Monday, November 23, 2015 by Jack Craver

Not just any old consumer advocate will do.

City Council members made clear Thursday night that they were far from convinced that Oxford Advisors LLC, a firm proposed by Austin Energy to serve as an advocate for Austin ratepayers, was qualified to represent the best interests of average Austinites during the upcoming cost of service study.

A number of Council members voiced concerns that the New York-based firm did not have experience representing residential electric customers and small businesses. A 2012 ordinance requires Council to find a third party to speak for the interests of these two groups whenever the city studies its rates, which it is required to do at least every five years. The idea is for there to be a voice for the large, unorganized mass of consumers who are less likely than large business interests to have their perspectives included in the process.

Mark Dreyfus, vice president of regulatory affairs and corporate communications for Austin Energy, defended Oxford’s qualifications but also emphasized that the city had not been presented with many alternatives. Although AE reached out to companies in two separate solicitation efforts, only two firms had applied for the contract, he said.

As something of a compromise proposed by Mayor Steve Adler, Council voted to postpone action on the $200,000 contract until Dec. 3, the day of Austin Energy’s next meeting. Although Council does not have a regular session scheduled that day, it will convene specifically to address the contract, due to concerns that delaying a decision further will make it hard for the cost of service study to be completed by next summer. Only Council Member Ellen Troxclair voted against the postponement.

Adler said the short delay would allow Austin Energy to take into account questions posed by Council members about how Oxford was chosen and why only one other firm had applied for the contract. In the meantime, the utility could reach out to more firms to see whether there are other potential bidders that the first two solicitations missed.

“If you reached out to (firms) and said, if we did this, would you want to bid, and they all said no, then that would indicate to us if you did it a third time, it wouldn’t be any different,” said Adler. “If you reached out to them and they all said yes, then we would at least know whether to do the delay because it’s going to result in more people, as opposed to doing the delay only to do it yet a third time and be in the same place.”

Council Member Leslie Pool expressed doubt that Oxford was the right fit for what was required. “We need someone who has background in residential and small business, and there’s a sense in the community that Oxford does not, in fact, have that,” said Pool. “They’ve worked primarily with commercial (customers).”

The Electric Utility Commission had already voted against approving the contract, a recommendation that a number of Council members were loath to ignore.

“I would say it really concerns me when we have a recommendation from the Electric Utility Commission that this is not a firm that they feel has adequate experience representing residential customers, and I’ve gotten a couple emails to that effect as well from people I really trust,” said Mayor Pro Tem Kathie Tovo. “I’m just not sure we’re quite there yet, in getting exactly the right group.”

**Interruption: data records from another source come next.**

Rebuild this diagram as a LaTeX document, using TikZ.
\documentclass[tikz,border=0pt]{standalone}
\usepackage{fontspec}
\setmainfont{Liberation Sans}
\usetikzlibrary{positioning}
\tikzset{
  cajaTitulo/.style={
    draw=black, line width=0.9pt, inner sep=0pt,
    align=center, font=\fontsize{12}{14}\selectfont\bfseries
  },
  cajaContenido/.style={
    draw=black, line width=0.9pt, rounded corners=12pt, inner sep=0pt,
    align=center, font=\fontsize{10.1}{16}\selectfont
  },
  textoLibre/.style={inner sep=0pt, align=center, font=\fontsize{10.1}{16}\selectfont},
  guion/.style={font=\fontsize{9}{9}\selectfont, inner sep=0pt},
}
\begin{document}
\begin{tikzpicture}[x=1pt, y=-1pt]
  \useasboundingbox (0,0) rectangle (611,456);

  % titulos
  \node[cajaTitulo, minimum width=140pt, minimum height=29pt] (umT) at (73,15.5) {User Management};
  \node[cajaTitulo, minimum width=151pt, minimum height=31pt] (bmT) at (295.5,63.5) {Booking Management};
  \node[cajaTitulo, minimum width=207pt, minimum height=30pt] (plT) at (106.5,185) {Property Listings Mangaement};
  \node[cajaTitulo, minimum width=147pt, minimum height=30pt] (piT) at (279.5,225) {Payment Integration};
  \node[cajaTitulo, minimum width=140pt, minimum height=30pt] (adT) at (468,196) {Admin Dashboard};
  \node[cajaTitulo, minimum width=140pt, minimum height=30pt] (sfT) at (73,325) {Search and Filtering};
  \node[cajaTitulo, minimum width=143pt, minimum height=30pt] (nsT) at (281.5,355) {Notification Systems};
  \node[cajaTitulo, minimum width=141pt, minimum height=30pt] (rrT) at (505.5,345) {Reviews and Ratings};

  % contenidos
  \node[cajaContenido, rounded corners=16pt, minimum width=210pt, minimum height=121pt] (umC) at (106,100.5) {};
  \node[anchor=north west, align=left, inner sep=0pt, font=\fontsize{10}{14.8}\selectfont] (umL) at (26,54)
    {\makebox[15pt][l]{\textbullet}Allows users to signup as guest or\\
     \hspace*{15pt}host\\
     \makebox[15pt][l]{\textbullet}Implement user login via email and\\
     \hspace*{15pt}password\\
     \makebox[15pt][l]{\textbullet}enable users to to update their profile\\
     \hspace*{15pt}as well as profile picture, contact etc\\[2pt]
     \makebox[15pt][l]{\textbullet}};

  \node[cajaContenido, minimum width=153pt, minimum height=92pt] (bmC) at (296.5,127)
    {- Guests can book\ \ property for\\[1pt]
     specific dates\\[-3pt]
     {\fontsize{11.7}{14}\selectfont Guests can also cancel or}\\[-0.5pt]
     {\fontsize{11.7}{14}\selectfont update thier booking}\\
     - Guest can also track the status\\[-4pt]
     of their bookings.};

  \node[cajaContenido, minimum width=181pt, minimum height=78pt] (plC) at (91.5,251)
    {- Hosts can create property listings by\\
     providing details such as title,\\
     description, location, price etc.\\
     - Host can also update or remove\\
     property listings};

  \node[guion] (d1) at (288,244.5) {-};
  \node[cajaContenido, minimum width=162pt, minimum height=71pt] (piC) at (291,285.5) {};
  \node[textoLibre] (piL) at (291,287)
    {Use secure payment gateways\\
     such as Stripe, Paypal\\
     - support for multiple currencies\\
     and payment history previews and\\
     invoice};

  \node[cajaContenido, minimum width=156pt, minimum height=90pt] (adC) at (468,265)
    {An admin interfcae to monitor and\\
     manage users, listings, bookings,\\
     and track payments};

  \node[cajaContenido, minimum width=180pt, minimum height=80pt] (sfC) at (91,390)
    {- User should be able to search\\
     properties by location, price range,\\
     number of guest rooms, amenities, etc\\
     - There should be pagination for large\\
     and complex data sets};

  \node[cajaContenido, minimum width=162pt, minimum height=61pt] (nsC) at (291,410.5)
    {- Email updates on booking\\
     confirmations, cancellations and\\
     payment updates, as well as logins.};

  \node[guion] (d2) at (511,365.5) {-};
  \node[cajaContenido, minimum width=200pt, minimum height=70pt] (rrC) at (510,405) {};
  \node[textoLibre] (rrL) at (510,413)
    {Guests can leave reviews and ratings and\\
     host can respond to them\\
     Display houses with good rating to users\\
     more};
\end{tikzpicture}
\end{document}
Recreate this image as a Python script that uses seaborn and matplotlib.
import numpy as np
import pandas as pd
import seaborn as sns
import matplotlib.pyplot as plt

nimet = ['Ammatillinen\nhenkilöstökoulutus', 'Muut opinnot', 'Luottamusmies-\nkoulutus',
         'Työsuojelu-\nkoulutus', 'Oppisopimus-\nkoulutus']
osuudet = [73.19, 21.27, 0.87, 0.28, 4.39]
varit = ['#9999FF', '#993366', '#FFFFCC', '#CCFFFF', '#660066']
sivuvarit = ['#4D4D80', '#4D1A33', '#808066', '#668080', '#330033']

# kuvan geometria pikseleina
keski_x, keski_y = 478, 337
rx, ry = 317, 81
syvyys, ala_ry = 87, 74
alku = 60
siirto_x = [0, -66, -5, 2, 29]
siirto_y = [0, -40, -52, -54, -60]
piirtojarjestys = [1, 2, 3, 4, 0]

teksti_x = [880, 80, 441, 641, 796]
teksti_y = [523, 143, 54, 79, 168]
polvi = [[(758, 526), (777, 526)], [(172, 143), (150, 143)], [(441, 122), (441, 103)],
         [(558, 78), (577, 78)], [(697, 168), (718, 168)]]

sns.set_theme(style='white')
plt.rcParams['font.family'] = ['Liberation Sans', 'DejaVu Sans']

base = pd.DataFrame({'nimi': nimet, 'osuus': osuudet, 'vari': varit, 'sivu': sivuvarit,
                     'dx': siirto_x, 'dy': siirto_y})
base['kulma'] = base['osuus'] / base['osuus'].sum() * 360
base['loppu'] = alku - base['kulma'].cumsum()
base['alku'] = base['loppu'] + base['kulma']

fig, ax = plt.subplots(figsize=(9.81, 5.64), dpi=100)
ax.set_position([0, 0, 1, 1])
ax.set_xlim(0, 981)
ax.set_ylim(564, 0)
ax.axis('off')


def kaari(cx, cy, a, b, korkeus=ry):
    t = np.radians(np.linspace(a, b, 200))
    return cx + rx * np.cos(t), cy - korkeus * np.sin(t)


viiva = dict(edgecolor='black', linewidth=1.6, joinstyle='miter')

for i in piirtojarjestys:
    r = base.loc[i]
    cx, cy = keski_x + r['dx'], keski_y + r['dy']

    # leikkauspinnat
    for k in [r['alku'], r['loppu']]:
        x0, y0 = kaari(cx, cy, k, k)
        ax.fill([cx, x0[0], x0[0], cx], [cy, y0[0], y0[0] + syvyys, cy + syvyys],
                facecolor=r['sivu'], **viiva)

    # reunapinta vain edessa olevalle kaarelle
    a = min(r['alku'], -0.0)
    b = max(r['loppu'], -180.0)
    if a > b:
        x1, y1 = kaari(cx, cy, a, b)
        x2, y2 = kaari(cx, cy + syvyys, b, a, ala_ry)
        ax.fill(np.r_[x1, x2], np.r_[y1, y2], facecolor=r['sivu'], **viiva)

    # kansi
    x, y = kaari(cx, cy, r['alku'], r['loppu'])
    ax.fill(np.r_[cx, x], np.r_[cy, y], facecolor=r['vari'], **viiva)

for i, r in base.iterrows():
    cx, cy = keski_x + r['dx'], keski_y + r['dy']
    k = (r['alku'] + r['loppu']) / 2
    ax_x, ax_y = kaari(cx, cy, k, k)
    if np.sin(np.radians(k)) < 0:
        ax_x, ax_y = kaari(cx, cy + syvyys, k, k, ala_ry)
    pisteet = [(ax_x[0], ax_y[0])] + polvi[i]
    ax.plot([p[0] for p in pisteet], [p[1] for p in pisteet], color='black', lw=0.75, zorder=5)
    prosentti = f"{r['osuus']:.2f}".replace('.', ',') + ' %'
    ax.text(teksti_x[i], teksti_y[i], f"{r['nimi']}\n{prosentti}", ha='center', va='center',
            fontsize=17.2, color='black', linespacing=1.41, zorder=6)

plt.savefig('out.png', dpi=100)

Dreyfus emphasized that nixing the contract, or significantly delaying its approval, would jeopardize plans to finish the study and present the proposed new rates to Council by next summer, so that they could be included as part of the budget process.

That point resonated with Council Member Sheri Gallo. “You know, it looks like that there were almost a thousand notices sent out with just less respondents than we would like to come back, but I am concerned about us doing something that would delay our timeline and cause some negative effects and consequences to us as we go through this process,” she said.

Council Member Greg Casar, one of the two who had pulled the contract for discussion, argued against making a decision too quickly.

“I want this (advocate) to be, you know, a phenomenal force, and I would hope that they are, but at the same time getting two responses and then having all these questions about whether they have the experience we need for what we’re about to get into, it makes it hard for me to want to move forward hastily with it,” he said.